Are they hitting non-existent pages? I had ip addresses scanning my personal server including hitting pages that don't exist. I had fail2ban running already so I just turned on the nginx filters (and had to modify the regexs a bit to get them working). I turned on the recididiv jail too. It's been working great.

ndriscoll an hour ago | parent | prev | next [-]

My n100 minipc can serve over 20k requests per second with nginx (well, it could, if not for the gigabit NIC limiting it).

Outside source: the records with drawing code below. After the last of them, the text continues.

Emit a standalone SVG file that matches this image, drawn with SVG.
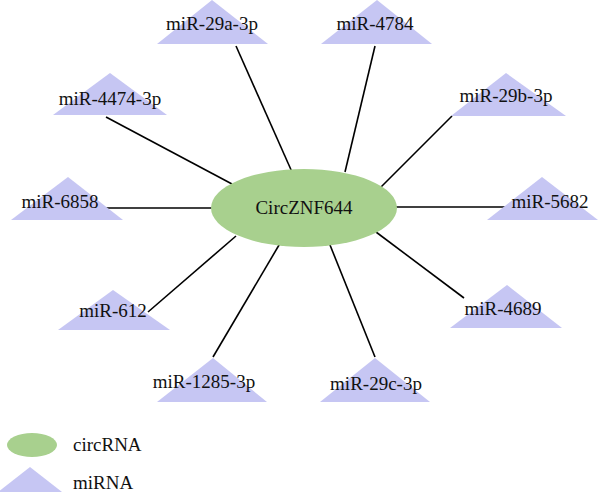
<svg xmlns="http://www.w3.org/2000/svg" width="600" height="492" viewBox="0 0 600 492">
<style>
.tri{fill:#c6c6f3}
.lbl{font-family:'Liberation Serif','Times New Roman','DejaVu Serif',serif;font-size:19px;fill:#111;text-anchor:middle}
.edge{stroke:#000;stroke-width:1.6;fill:none}
.circ{fill:#a8d08e}
</style>
<rect width="600" height="492" fill="#fff"/>
<g id="connectors">
<line class="edge" x1="236" y1="46" x2="292" y2="172"/>
<line class="edge" x1="375" y1="46" x2="345" y2="172"/>
<line class="edge" x1="106" y1="117" x2="232" y2="184"/>
<line class="edge" x1="452" y1="116" x2="378" y2="190"/>
<line class="edge" x1="103" y1="208" x2="215" y2="208"/>
<line class="edge" x1="392" y1="207" x2="505" y2="207"/>
<line class="edge" x1="148" y1="312" x2="236" y2="236"/>
<line class="edge" x1="464" y1="298" x2="376" y2="232"/>
<line class="edge" x1="213" y1="357" x2="282" y2="240"/>
<line class="edge" x1="375" y1="357" x2="328" y2="240"/>
</g>
<g id="miR-29a-3p"><polygon class="tri" points="212,0 157,44 268,44"/><text class="lbl" font-family="Liberation Serif, serif" x="212" y="30">miR-29a-3p</text></g>
<g id="miR-4784"><polygon class="tri" points="377,0 321,44 432,44"/><text class="lbl" x="375" y="30">miR-4784</text></g>
<g id="miR-4474-3p"><polygon class="tri" points="110,73 53,115 167,115"/><text class="lbl" x="110" y="105">miR-4474-3p</text></g>
<g id="miR-29b-3p"><polygon class="tri" points="506,73 451,116 566,116"/><text class="lbl" x="506" y="102">miR-29b-3p</text></g>
<g id="miR-6858"><polygon class="tri" points="68,177 11,220 123,220"/><text class="lbl" x="60" y="208">miR-6858</text></g>
<g id="miR-5682"><polygon class="tri" points="542,177 487,220 598,220"/><text class="lbl" x="550" y="208">miR-5682</text></g>
<g id="miR-612"><polygon class="tri" points="113,290 58,330 170,330"/><text class="lbl" x="113" y="317">miR-612</text></g>
<g id="miR-4689"><polygon class="tri" points="507,285 450,328 562,328"/><text class="lbl" x="503" y="315">miR-4689</text></g>
<g id="miR-1285-3p"><polygon class="tri" points="213,358 157,402 267,402"/><text class="lbl" x="204" y="388">miR-1285-3p</text></g>
<g id="miR-29c-3p"><polygon class="tri" points="375,358 320,402 430,402"/><text class="lbl" x="376" y="390">miR-29c-3p</text></g>
<g id="CircZNF644"><ellipse class="circ" cx="304" cy="208" rx="93" ry="39"/><text class="lbl" x="304" y="214">CircZNF644</text></g>
<g id="legend">
<ellipse class="circ" cx="32" cy="445" rx="25" ry="12"/>
<text class="lbl" x="73" y="451" style="text-anchor:start">circRNA</text>
<polygon class="tri" points="30,467 -2,492 62,492"/>
<text class="lbl" x="73" y="489" style="text-anchor:start">miRNA</text>
</g>
</svg>
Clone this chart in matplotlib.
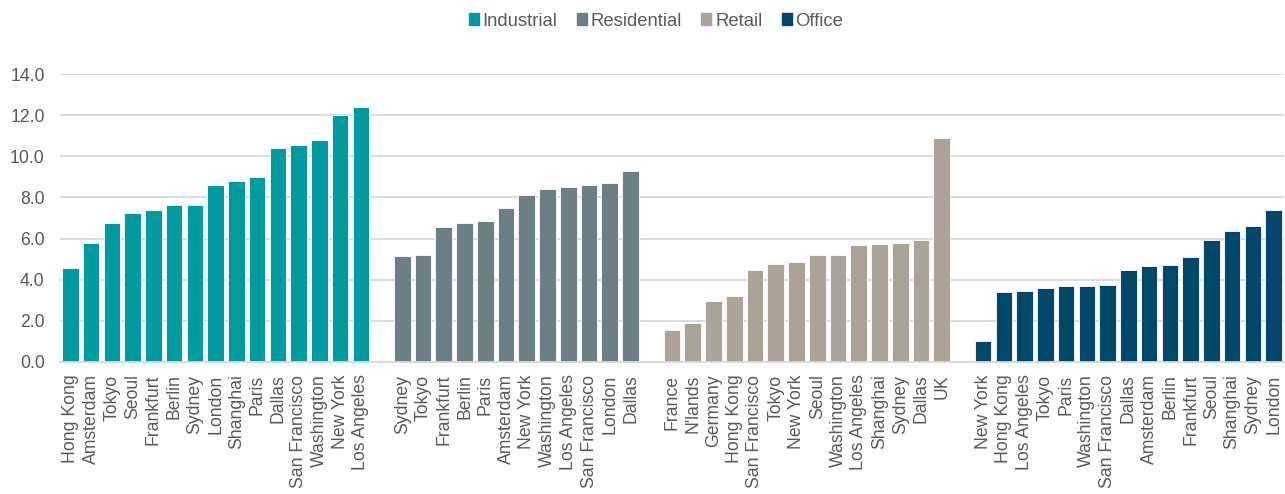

Actually IIRC it can (again, modulo uplink) do more like 40k rps for 404 or 304s.

trollbridge 2 hours ago | parent | prev | next [-]

There is currently some AI scraper that uses residential IP addresses and a variety of techniques to conceal itself that likes downloading Swagger generated docs over… and over… and over.

Plus hitting the endpoints for authentication that return 403 over and over.

tommek4077 2 hours ago | parent | prev | next [-]

Why are "thousands" of requests noticable in any way? Webservers are so powerful nowadays.

drcongo an hour ago | parent [-]

It's not just one scraper.

jen729w 3 hours ago | parent | prev | next [-]

> often to URLs that have never even existed

Oh you're so deterministic.

mystraline an hour ago | parent | prev [-]

IP blocking Asia took my abusive scans down 95%.

I also do not have a robots.txt so google doesnt index.

Got some scanners who left a message how to index or dei dex, but was like 3 lines total in my log (thats not abusive).

But yeah, blocking the whole of Asia stopped soooo much of the net-shit.

blenderob 23 minutes ago | parent [-]

> I also do not have a robots.txt so google doesnt index.

That doesn't sound right. I don't have robots.txt too but Google indexes everything for me.

mystraline 11 minutes ago | parent [-]

https://news.ycombinator.com/item?id=46681454

I think this is a recent change.

daveoc64 a minute ago | parent [-]

All the comments there seem to suggest that there has been no change and that robots.txt isn't required.